> _Task to complete_
Produce a word-for-word copy of the listing below without its pictures.

> _Data extract_

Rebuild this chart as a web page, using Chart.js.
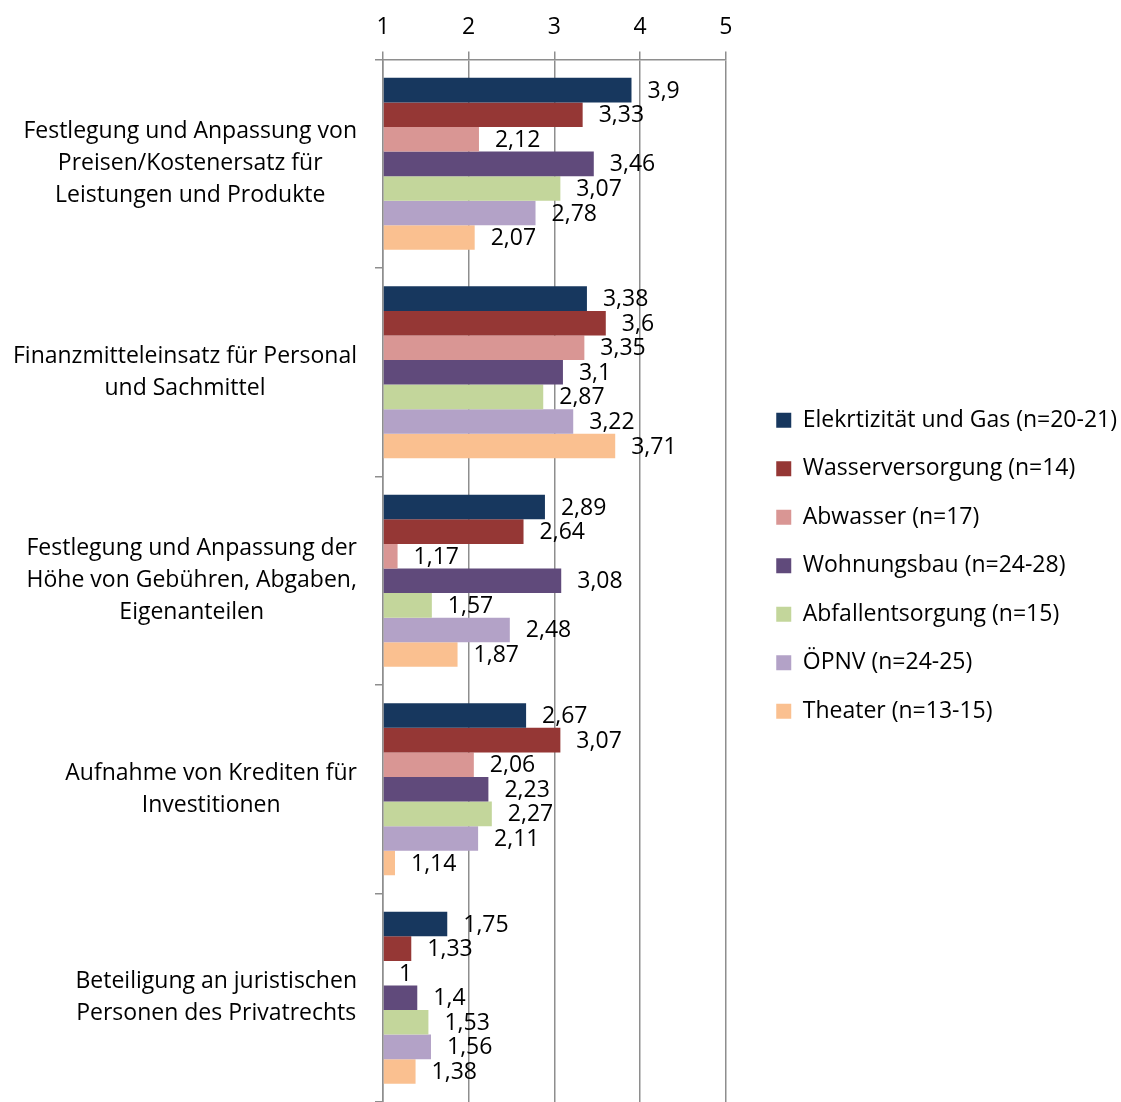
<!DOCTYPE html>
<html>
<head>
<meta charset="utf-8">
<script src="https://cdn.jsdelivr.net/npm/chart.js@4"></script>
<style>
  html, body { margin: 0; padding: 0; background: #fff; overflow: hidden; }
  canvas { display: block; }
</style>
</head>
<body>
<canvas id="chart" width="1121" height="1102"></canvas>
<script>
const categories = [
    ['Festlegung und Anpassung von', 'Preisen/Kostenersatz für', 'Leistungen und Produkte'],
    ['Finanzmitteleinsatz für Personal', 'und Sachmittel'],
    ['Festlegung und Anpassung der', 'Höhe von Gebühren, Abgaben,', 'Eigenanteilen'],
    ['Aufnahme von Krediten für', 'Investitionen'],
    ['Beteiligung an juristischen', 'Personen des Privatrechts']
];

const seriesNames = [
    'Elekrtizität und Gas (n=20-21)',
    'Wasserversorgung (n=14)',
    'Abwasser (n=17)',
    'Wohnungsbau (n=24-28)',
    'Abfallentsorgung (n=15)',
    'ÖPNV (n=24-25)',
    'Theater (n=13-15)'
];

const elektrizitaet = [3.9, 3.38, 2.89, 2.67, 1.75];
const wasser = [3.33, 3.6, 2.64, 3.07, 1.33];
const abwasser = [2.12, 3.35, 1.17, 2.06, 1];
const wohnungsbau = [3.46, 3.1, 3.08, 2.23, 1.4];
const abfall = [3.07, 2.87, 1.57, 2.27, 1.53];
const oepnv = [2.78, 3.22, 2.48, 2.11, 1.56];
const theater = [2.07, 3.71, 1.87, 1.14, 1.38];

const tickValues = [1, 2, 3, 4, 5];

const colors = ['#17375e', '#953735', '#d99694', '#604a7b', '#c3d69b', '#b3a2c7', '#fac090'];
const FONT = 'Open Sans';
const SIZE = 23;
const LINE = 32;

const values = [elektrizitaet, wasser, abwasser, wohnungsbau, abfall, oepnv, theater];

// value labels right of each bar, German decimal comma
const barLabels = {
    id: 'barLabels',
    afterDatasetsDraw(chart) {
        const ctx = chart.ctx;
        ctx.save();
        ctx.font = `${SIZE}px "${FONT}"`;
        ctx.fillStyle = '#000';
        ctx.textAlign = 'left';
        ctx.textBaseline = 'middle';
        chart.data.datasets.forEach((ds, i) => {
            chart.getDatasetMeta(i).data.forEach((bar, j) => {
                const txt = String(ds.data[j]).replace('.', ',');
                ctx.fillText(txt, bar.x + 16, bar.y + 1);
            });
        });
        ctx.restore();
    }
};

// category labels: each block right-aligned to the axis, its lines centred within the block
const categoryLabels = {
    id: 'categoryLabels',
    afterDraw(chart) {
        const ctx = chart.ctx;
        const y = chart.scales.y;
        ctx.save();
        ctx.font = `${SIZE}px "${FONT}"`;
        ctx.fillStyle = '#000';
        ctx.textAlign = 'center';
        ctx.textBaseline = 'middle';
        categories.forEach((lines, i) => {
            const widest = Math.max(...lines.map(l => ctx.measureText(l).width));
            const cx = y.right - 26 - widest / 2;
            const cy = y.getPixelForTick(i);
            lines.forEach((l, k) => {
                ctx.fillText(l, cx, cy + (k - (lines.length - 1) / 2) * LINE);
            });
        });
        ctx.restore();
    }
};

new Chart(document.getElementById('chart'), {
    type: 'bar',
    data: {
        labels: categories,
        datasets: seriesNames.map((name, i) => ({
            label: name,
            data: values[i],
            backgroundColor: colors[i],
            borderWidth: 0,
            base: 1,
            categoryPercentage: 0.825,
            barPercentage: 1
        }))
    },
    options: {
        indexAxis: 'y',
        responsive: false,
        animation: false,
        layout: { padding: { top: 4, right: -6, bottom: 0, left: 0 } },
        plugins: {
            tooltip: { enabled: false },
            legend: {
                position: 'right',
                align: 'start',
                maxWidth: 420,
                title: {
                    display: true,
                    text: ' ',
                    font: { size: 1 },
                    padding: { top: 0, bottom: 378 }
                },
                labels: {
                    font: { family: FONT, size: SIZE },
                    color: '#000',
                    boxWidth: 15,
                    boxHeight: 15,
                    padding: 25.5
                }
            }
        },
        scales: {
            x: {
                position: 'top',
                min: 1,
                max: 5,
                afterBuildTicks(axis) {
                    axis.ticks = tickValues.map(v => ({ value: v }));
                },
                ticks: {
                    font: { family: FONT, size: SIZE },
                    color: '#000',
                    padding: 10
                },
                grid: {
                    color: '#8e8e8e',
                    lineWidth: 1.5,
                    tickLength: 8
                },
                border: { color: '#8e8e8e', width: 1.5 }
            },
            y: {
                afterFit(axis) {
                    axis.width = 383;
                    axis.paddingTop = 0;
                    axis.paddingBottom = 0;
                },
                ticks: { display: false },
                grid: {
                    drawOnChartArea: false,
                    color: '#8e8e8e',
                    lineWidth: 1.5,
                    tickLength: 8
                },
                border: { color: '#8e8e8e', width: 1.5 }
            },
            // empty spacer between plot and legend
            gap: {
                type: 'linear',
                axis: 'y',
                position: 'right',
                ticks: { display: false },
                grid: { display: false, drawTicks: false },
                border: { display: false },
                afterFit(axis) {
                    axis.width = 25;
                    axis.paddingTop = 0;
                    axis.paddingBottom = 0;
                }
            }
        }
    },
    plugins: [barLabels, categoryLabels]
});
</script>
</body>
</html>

> _Exercise solution_
Rebuild this chart as a web page, using Chart.js.
<!DOCTYPE html>
<html>
<head>
<meta charset="utf-8">
<script src="https://cdn.jsdelivr.net/npm/chart.js@4"></script>
<style>
  html, body { margin: 0; padding: 0; background: #fff; overflow: hidden; }
  canvas { display: block; }
</style>
</head>
<body>
<canvas id="chart" width="1121" height="1102"></canvas>
<script>
const categories = [
    ['Festlegung und Anpassung von', 'Preisen/Kostenersatz für', 'Leistungen und Produkte'],
    ['Finanzmitteleinsatz für Personal', 'und Sachmittel'],
    ['Festlegung und Anpassung der', 'Höhe von Gebühren, Abgaben,', 'Eigenanteilen'],
    ['Aufnahme von Krediten für', 'Investitionen'],
    ['Beteiligung an juristischen', 'Personen des Privatrechts']
];

const seriesNames = [
    'Elekrtizität und Gas (n=20-21)',
    'Wasserversorgung (n=14)',
    'Abwasser (n=17)',
    'Wohnungsbau (n=24-28)',
    'Abfallentsorgung (n=15)',
    'ÖPNV (n=24-25)',
    'Theater (n=13-15)'
];

const elektrizitaet = [3.9, 3.38, 2.89, 2.67, 1.75];
const wasser = [3.33, 3.6, 2.64, 3.07, 1.33];
const abwasser = [2.12, 3.35, 1.17, 2.06, 1];
const wohnungsbau = [3.46, 3.1, 3.08, 2.23, 1.4];
const abfall = [3.07, 2.87, 1.57, 2.27, 1.53];
const oepnv = [2.78, 3.22, 2.48, 2.11, 1.56];
const theater = [2.07, 3.71, 1.87, 1.14, 1.38];

const tickValues = [1, 2, 3, 4, 5];

const colors = ['#17375e', '#953735', '#d99694', '#604a7b', '#c3d69b', '#b3a2c7', '#fac090'];
const FONT = 'Open Sans';
const SIZE = 23;
const LINE = 32;

const values = [elektrizitaet, wasser, abwasser, wohnungsbau, abfall, oepnv, theater];

// value labels right of each bar, German decimal comma
const barLabels = {
    id: 'barLabels',
    afterDatasetsDraw(chart) {
        const ctx = chart.ctx;
        ctx.save();
        ctx.font = `${SIZE}px "${FONT}"`;
        ctx.fillStyle = '#000';
        ctx.textAlign = 'left';
        ctx.textBaseline = 'middle';
        chart.data.datasets.forEach((ds, i) => {
            chart.getDatasetMeta(i).data.forEach((bar, j) => {
                const txt = String(ds.data[j]).replace('.', ',');
                ctx.fillText(txt, bar.x + 16, bar.y + 1);
            });
        });
        ctx.restore();
    }
};

// category labels: each block right-aligned to the axis, its lines centred within the block
const categoryLabels = {
    id: 'categoryLabels',
    afterDraw(chart) {
        const ctx = chart.ctx;
        const y = chart.scales.y;
        ctx.save();
        ctx.font = `${SIZE}px "${FONT}"`;
        ctx.fillStyle = '#000';
        ctx.textAlign = 'center';
        ctx.textBaseline = 'middle';
        categories.forEach((lines, i) => {
            const widest = Math.max(...lines.map(l => ctx.measureText(l).width));
            const cx = y.right - 26 - widest / 2;
            const cy = y.getPixelForTick(i);
            lines.forEach((l, k) => {
                ctx.fillText(l, cx, cy + (k - (lines.length - 1) / 2) * LINE);
            });
        });
        ctx.restore();
    }
};

new Chart(document.getElementById('chart'), {
    type: 'bar',
    data: {
        labels: categories,
        datasets: seriesNames.map((name, i) => ({
            label: name,
            data: values[i],
            backgroundColor: colors[i],
            borderWidth: 0,
            base: 1,
            categoryPercentage: 0.825,
            barPercentage: 1
        }))
    },
    options: {
        indexAxis: 'y',
        responsive: false,
        animation: false,
        layout: { padding: { top: 4, right: -6, bottom: 0, left: 0 } },
        plugins: {
            tooltip: { enabled: false },
            legend: {
                position: 'right',
                align: 'start',
                maxWidth: 420,
                title: {
                    display: true,
                    text: ' ',
                    font: { size: 1 },
                    padding: { top: 0, bottom: 378 }
                },
                labels: {
                    font: { family: FONT, size: SIZE },
                    color: '#000',
                    boxWidth: 15,
                    boxHeight: 15,
                    padding: 25.5
                }
            }
        },
        scales: {
            x: {
                position: 'top',
                min: 1,
                max: 5,
                afterBuildTicks(axis) {
                    axis.ticks = tickValues.map(v => ({ value: v }));
                },
                ticks: {
                    font: { family: FONT, size: SIZE },
                    color: '#000',
                    padding: 10
                },
                grid: {
                    color: '#8e8e8e',
                    lineWidth: 1.5,
                    tickLength: 8
                },
                border: { color: '#8e8e8e', width: 1.5 }
            },
            y: {
                afterFit(axis) {
                    axis.width = 383;
                    axis.paddingTop = 0;
                    axis.paddingBottom = 0;
                },
                ticks: { display: false },
                grid: {
                    drawOnChartArea: false,
                    color: '#8e8e8e',
                    lineWidth: 1.5,
                    tickLength: 8
                },
                border: { color: '#8e8e8e', width: 1.5 }
            },
            // empty spacer between plot and legend
            gap: {
                type: 'linear',
                axis: 'y',
                position: 'right',
                ticks: { display: false },
                grid: { display: false, drawTicks: false },
                border: { display: false },
                afterFit(axis) {
                    axis.width = 25;
                    axis.paddingTop = 0;
                    axis.paddingBottom = 0;
                }
            }
        }
    },
    plugins: [barLabels, categoryLabels]
});
</script>
</body>
</html>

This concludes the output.